• SUPPLIED DATA:

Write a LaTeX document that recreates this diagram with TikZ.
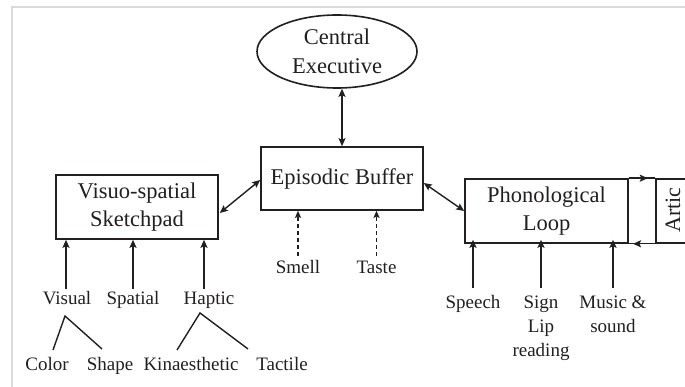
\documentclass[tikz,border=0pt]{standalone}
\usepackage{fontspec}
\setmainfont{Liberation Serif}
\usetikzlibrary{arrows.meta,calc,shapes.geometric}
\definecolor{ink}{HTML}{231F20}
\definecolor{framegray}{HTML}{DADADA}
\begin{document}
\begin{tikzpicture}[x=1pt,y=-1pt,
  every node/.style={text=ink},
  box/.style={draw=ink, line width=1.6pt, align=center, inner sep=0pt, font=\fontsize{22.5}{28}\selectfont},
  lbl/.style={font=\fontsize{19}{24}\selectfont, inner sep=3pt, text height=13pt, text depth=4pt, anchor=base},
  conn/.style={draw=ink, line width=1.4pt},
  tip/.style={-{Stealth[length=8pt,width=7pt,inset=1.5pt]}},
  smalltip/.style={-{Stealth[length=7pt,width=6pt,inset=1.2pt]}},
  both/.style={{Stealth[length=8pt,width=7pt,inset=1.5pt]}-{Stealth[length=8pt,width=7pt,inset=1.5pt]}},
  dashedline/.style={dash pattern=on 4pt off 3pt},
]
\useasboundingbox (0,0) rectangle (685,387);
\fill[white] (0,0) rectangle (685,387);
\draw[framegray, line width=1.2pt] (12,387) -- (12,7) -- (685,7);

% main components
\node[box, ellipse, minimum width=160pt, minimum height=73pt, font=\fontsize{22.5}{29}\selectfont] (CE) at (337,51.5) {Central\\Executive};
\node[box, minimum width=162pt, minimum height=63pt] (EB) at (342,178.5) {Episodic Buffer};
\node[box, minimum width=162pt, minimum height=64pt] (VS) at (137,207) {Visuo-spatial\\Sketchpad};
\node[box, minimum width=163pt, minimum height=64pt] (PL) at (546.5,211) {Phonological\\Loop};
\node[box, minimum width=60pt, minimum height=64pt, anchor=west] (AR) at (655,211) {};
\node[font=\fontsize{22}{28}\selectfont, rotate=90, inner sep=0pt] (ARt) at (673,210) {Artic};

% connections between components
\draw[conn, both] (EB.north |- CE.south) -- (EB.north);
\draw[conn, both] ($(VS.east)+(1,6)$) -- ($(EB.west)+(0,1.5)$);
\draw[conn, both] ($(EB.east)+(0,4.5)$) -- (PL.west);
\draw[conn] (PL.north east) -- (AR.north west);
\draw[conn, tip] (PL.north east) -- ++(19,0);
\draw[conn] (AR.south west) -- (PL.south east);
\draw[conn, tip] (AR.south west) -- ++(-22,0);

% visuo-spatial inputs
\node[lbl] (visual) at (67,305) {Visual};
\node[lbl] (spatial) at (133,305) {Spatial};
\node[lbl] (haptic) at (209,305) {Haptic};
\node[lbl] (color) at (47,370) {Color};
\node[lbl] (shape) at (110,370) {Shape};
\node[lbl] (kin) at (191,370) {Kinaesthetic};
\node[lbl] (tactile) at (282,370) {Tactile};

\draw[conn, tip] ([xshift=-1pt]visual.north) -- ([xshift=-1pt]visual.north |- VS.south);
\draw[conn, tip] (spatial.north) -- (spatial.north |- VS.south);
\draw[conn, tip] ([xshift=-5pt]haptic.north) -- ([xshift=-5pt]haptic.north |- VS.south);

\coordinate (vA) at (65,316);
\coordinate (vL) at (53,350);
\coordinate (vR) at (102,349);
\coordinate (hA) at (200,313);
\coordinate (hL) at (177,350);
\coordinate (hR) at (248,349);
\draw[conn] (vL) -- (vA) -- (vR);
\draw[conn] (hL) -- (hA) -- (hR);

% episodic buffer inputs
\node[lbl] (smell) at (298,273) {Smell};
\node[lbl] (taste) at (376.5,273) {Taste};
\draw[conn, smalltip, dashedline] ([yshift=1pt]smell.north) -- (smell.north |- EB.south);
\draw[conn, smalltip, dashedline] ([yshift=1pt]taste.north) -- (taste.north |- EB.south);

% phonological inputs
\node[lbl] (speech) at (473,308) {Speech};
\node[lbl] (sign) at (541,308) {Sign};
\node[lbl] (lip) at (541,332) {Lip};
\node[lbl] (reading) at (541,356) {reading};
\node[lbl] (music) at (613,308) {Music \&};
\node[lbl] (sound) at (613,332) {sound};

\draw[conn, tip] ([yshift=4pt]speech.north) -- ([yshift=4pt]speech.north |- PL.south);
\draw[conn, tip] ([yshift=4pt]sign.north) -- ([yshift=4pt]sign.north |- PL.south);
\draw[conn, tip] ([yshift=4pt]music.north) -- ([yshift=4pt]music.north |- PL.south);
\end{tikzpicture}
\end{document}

• REQUIRED WORK: Please set down each line of the data above exactly as written, without the pictures.

• WRITTEN ANSWER:
Write a LaTeX document that recreates this diagram with TikZ.
\documentclass[tikz,border=0pt]{standalone}
\usepackage{fontspec}
\setmainfont{Liberation Serif}
\usetikzlibrary{arrows.meta,calc,shapes.geometric}
\definecolor{ink}{HTML}{231F20}
\definecolor{framegray}{HTML}{DADADA}
\begin{document}
\begin{tikzpicture}[x=1pt,y=-1pt,
  every node/.style={text=ink},
  box/.style={draw=ink, line width=1.6pt, align=center, inner sep=0pt, font=\fontsize{22.5}{28}\selectfont},
  lbl/.style={font=\fontsize{19}{24}\selectfont, inner sep=3pt, text height=13pt, text depth=4pt, anchor=base},
  conn/.style={draw=ink, line width=1.4pt},
  tip/.style={-{Stealth[length=8pt,width=7pt,inset=1.5pt]}},
  smalltip/.style={-{Stealth[length=7pt,width=6pt,inset=1.2pt]}},
  both/.style={{Stealth[length=8pt,width=7pt,inset=1.5pt]}-{Stealth[length=8pt,width=7pt,inset=1.5pt]}},
  dashedline/.style={dash pattern=on 4pt off 3pt},
]
\useasboundingbox (0,0) rectangle (685,387);
\fill[white] (0,0) rectangle (685,387);
\draw[framegray, line width=1.2pt] (12,387) -- (12,7) -- (685,7);

% main components
\node[box, ellipse, minimum width=160pt, minimum height=73pt, font=\fontsize{22.5}{29}\selectfont] (CE) at (337,51.5) {Central\\Executive};
\node[box, minimum width=162pt, minimum height=63pt] (EB) at (342,178.5) {Episodic Buffer};
\node[box, minimum width=162pt, minimum height=64pt] (VS) at (137,207) {Visuo-spatial\\Sketchpad};
\node[box, minimum width=163pt, minimum height=64pt] (PL) at (546.5,211) {Phonological\\Loop};
\node[box, minimum width=60pt, minimum height=64pt, anchor=west] (AR) at (655,211) {};
\node[font=\fontsize{22}{28}\selectfont, rotate=90, inner sep=0pt] (ARt) at (673,210) {Artic};

% connections between components
\draw[conn, both] (EB.north |- CE.south) -- (EB.north);
\draw[conn, both] ($(VS.east)+(1,6)$) -- ($(EB.west)+(0,1.5)$);
\draw[conn, both] ($(EB.east)+(0,4.5)$) -- (PL.west);
\draw[conn] (PL.north east) -- (AR.north west);
\draw[conn, tip] (PL.north east) -- ++(19,0);
\draw[conn] (AR.south west) -- (PL.south east);
\draw[conn, tip] (AR.south west) -- ++(-22,0);

% visuo-spatial inputs
\node[lbl] (visual) at (67,305) {Visual};
\node[lbl] (spatial) at (133,305) {Spatial};
\node[lbl] (haptic) at (209,305) {Haptic};
\node[lbl] (color) at (47,370) {Color};
\node[lbl] (shape) at (110,370) {Shape};
\node[lbl] (kin) at (191,370) {Kinaesthetic};
\node[lbl] (tactile) at (282,370) {Tactile};

\draw[conn, tip] ([xshift=-1pt]visual.north) -- ([xshift=-1pt]visual.north |- VS.south);
\draw[conn, tip] (spatial.north) -- (spatial.north |- VS.south);
\draw[conn, tip] ([xshift=-5pt]haptic.north) -- ([xshift=-5pt]haptic.north |- VS.south);

\coordinate (vA) at (65,316);
\coordinate (vL) at (53,350);
\coordinate (vR) at (102,349);
\coordinate (hA) at (200,313);
\coordinate (hL) at (177,350);
\coordinate (hR) at (248,349);
\draw[conn] (vL) -- (vA) -- (vR);
\draw[conn] (hL) -- (hA) -- (hR);

% episodic buffer inputs
\node[lbl] (smell) at (298,273) {Smell};
\node[lbl] (taste) at (376.5,273) {Taste};
\draw[conn, smalltip, dashedline] ([yshift=1pt]smell.north) -- (smell.north |- EB.south);
\draw[conn, smalltip, dashedline] ([yshift=1pt]taste.north) -- (taste.north |- EB.south);

% phonological inputs
\node[lbl] (speech) at (473,308) {Speech};
\node[lbl] (sign) at (541,308) {Sign};
\node[lbl] (lip) at (541,332) {Lip};
\node[lbl] (reading) at (541,356) {reading};
\node[lbl] (music) at (613,308) {Music \&};
\node[lbl] (sound) at (613,332) {sound};

\draw[conn, tip] ([yshift=4pt]speech.north) -- ([yshift=4pt]speech.north |- PL.south);
\draw[conn, tip] ([yshift=4pt]sign.north) -- ([yshift=4pt]sign.north |- PL.south);
\draw[conn, tip] ([yshift=4pt]music.north) -- ([yshift=4pt]music.north |- PL.south);
\end{tikzpicture}
\end{document}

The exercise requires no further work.